Mais cette fois-là, Toronto m’a souri. Je me souviens de la présence d’Yves Turbide, le directeur général de l’Association des auteures et auteurs de l’Ontario français : un phare dans une mer de visages pour la plupart inconnus. Je me souviens aussi d’avoir serré la main de Madeleine Meilleur, qui était alors députée de ma circonscription et ministre déléguée aux Affaires francophones — une alliée importante pour notre communauté.
J’étais la première personne en situation de handicap à remporter ce prix — devenu le Prix Alain-Thomas. J’espère que d’autres suivront et le remporteront à leur tour.

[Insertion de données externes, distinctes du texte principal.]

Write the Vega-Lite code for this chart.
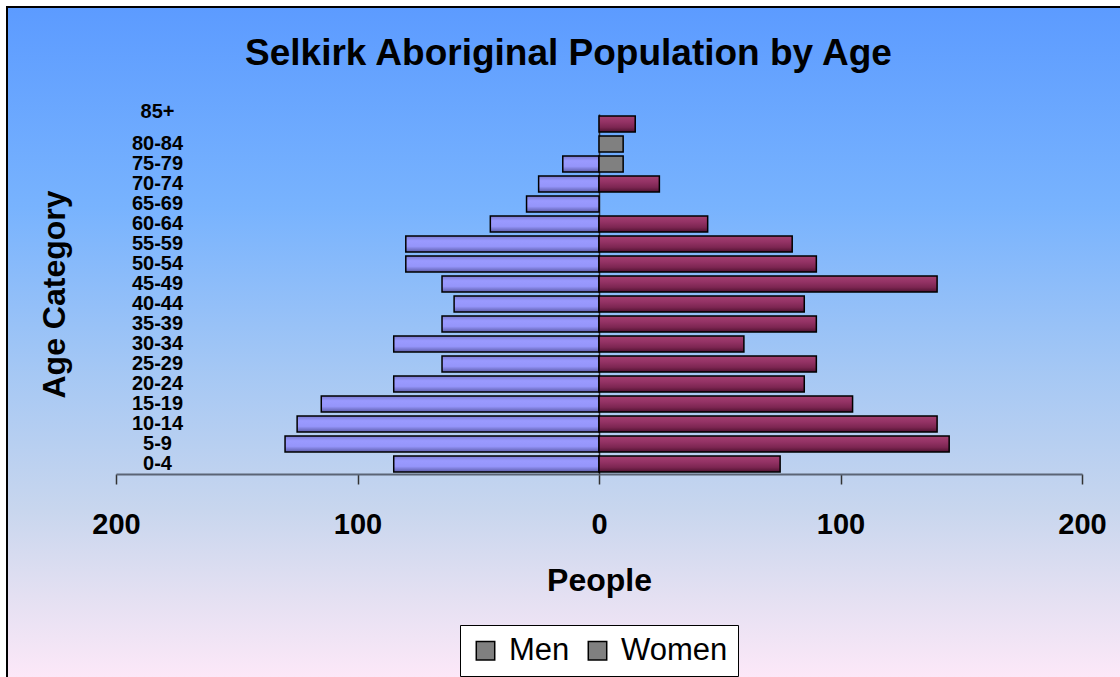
{
  "$schema": "https://vega.github.io/schema/vega-lite/v6.json",
  "autosize": {"type": "none"},
  "padding": {"left": 7, "top": 7, "right": 0, "bottom": 0},
  "width": 1113,
  "height": 670,
  "background": "white",
  "view": {
    "fill": {"gradient": "linear", "x1": 0, "y1": 0, "x2": 0, "y2": 1,
      "stops": [
        {"offset": 0, "color": "#5c9bff"},
        {"offset": 0.3, "color": "#78b3fe"},
        {"offset": 0.55, "color": "#a6c8f4"},
        {"offset": 0.75, "color": "#c8d6ee"},
        {"offset": 0.88, "color": "#e4e0f2"},
        {"offset": 1, "color": "#fce8f8"}
      ]},
    "stroke": "black",
    "strokeWidth": 2,
    "strokeDash": [1113, 1783, 670, 1]
  },
  "config": {
    "font": "Liberation Sans",
    "axis": {"grid": false}
  },
  "title": {
    "text": "Selkirk Aboriginal Population by Age",
    "fontSize": 37,
    "fontWeight": "bold",
    "font": "Liberation Sans",
    "color": "black",
    "anchor": "middle",
    "frame": "group",
    "baseline": "middle",
    "offset": -84,
    "dx": 5
  },
  "data": {
    "values": [
      {"age": "0-4", "sex": "Men", "people": 85},
      {"age": "5-9", "sex": "Men", "people": 130},
      {"age": "10-14", "sex": "Men", "people": 125},
      {"age": "15-19", "sex": "Men", "people": 115},
      {"age": "20-24", "sex": "Men", "people": 85},
      {"age": "25-29", "sex": "Men", "people": 65},
      {"age": "30-34", "sex": "Men", "people": 85},
      {"age": "35-39", "sex": "Men", "people": 65},
      {"age": "40-44", "sex": "Men", "people": 60},
      {"age": "45-49", "sex": "Men", "people": 65},
      {"age": "50-54", "sex": "Men", "people": 80},
      {"age": "55-59", "sex": "Men", "people": 80},
      {"age": "60-64", "sex": "Men", "people": 45},
      {"age": "65-69", "sex": "Men", "people": 30},
      {"age": "70-74", "sex": "Men", "people": 25},
      {"age": "75-79", "sex": "Men", "people": 15},
      {"age": "80-84", "sex": "Men", "people": 0},
      {"age": "85+", "sex": "Men", "people": 0},
      {"age": "0-4", "sex": "Women", "people": 75},
      {"age": "5-9", "sex": "Women", "people": 145},
      {"age": "10-14", "sex": "Women", "people": 140},
      {"age": "15-19", "sex": "Women", "people": 105},
      {"age": "20-24", "sex": "Women", "people": 85},
      {"age": "25-29", "sex": "Women", "people": 90},
      {"age": "30-34", "sex": "Women", "people": 60},
      {"age": "35-39", "sex": "Women", "people": 90},
      {"age": "40-44", "sex": "Women", "people": 85},
      {"age": "45-49", "sex": "Women", "people": 140},
      {"age": "50-54", "sex": "Women", "people": 90},
      {"age": "55-59", "sex": "Women", "people": 80},
      {"age": "60-64", "sex": "Women", "people": 45},
      {"age": "65-69", "sex": "Women", "people": 0},
      {"age": "70-74", "sex": "Women", "people": 25},
      {"age": "75-79", "sex": "Women", "people": 10},
      {"age": "80-84", "sex": "Women", "people": 10},
      {"age": "85+", "sex": "Women", "people": 15}
    ]
  },
  "transform": [
    {"calculate": "datum.sex === 'Men' ? -datum.people : datum.people", "as": "value"}
  ],
  "encoding": {
    "x": {
      "field": "value", "type": "quantitative",
      "scale": {"domain": [-200, 200], "range": [109, 1075], "nice": false},
      "axis": {
        "values": [-200, -100, 0, 100, 200],
        "labelExpr": "abs(datum.value)",
        "offset": -203,
        "title": "People",
        "titleFontSize": 32,
        "titleFontWeight": "bold",
        "titleColor": "black",
        "titlePadding": 26,
        "labelFontSize": 29,
        "labelFontWeight": "bold",
        "labelColor": "black",
        "labelPadding": 26,
        "tickSize": 10,
        "tickColor": "#333333",
        "tickWidth": 1.5,
        "domainColor": "#5b6475",
        "domainWidth": 2,
        "labelFlush": false
      }
    },
    "y": {
      "field": "age", "type": "nominal",
      "sort": ["85+", "80-84", "75-79", "70-74", "65-69", "60-64", "55-59", "50-54", "45-49", "40-44", "35-39", "30-34", "25-29", "20-24", "15-19", "10-14", "5-9", "0-4"],
      "scale": {"range": [107, 467], "paddingInner": 0.2, "paddingOuter": 0.1},
      "axis": {
        "offset": -592,
        "ticks": false,
        "tickSize": 0,
        "labelPadding": 442,
        "labelAlign": "center",
        "labelBaseline": "middle",
        "labelFontSize": 20,
        "labelFontWeight": "bold",
        "labelColor": "black",
        "labelOffset": {"condition": {"test": "datum.value === '85+'", "value": -12}, "value": 0},
        "domainColor": "#333333",
        "domainWidth": 1.5,
        "title": "Age Category",
        "titleFontSize": 32,
        "titleFontWeight": "bold",
        "titleColor": "black",
        "titleAngle": -90,
        "titleAlign": "center",
        "titleBaseline": "middle",
        "titleX": -545,
        "titleY": 287
      }
    }
  },
  "layer": [
    {
      "mark": {"type": "bar", "opacity": 0},
      "encoding": {
        "color": {
          "field": "sex", "type": "nominal",
          "scale": {"domain": ["Men", "Women"], "range": ["#808080", "#808080"]},
          "legend": {
            "title": null,
            "orient": "none",
            "legendX": 453,
            "legendY": 618,
            "direction": "horizontal",
            "symbolType": "square",
            "symbolSize": 340,
            "symbolOpacity": 1,
            "symbolFillColor": "#808080",
            "symbolStrokeColor": "black",
            "symbolStrokeWidth": 1.5,
            "labelFontSize": 31,
            "labelFont": "Liberation Sans",
            "labelColor": "black",
            "labelOffset": 8,
            "columnPadding": 12,
            "padding": 10,
            "strokeColor": "black",
            "fillColor": "white",
            "encode": {"symbols": {"update": {"fill": {"value": "#808080"}, "stroke": {"value": "black"}, "opacity": {"value": 1}}}}
          }
        }
      }
    },
    {
      "transform": [{"filter": "datum.sex === 'Men' && datum.people > 0"}],
      "mark": {
        "type": "bar", "stroke": "black", "strokeWidth": 1.5,
        "fill": {"gradient": "linear", "x1": 0, "y1": 0, "x2": 0, "y2": 1,
          "stops": [
            {"offset": 0, "color": "#7a7ad0"},
            {"offset": 0.3, "color": "#9a9aff"},
            {"offset": 0.65, "color": "#9595fa"},
            {"offset": 1, "color": "#5c5ca8"}
          ]}
      }
    },
    {
      "transform": [{"filter": "datum.sex === 'Women' && datum.people > 0 && datum.age !== '75-79' && datum.age !== '80-84'"}],
      "mark": {
        "type": "bar", "stroke": "black", "strokeWidth": 1.5,
        "fill": {"gradient": "linear", "x1": 0, "y1": 0, "x2": 0, "y2": 1,
          "stops": [
            {"offset": 0, "color": "#a3406f"},
            {"offset": 0.35, "color": "#953366"},
            {"offset": 0.7, "color": "#7d2652"},
            {"offset": 1, "color": "#4e1230"}
          ]}
      }
    },
    {
      "transform": [{"filter": "datum.sex === 'Women' && (datum.age === '75-79' || datum.age === '80-84')"}],
      "mark": {"type": "bar", "stroke": "black", "strokeWidth": 1.5, "fill": "#808080"}
    }
  ]
}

Ce prix, et les autres que j’ai remportés pour Un jour, ils entendront mes silences, ils m’ont aidée à me voir comme une autrice professionnelle. Ce qui m’a donné le courage de négocier avec mon employeur une réduction de mes heures de travail pendant trois mois l’année suivante, afin de pouvoir consacrer plus de temps à l’écriture d’un livre paru depuis sous le titre L’Ordre et la Doctrine, premier tome d’une trilogie d’anticipation féministe. À l’instar de Corinne, l’héroïne d’Un jour, ils entendront mes silences, je pourrais dire :
« Je multiplie les envolées. Je fuis vers des mondes étranges en quête d’une baguette magique. Je m’imagine en naufragée de l’espace, incapable de rentrer sur terre. Mais je reviens toujours sur terre […]. »
Et je reviens toujours à Toronto.
En 2013, en rentrant de Toronto après le gala des Prix Trillium, j’avais écrit dans mon journal :
« Que faire maintenant? Écrire. Continuer d’écrire sauvagement, assidûment. »
C’est encore ce qui m’anime. Je crée sur le papier des mondes, des univers étranges ou différents, et je vous y convie — vous, lectrices et lecteurs. Et quand notre rencontre dans le silence de la lecture, par magie, fait jaillir une émotion ou allume quelque chose en vous, ça n’a pas de prix.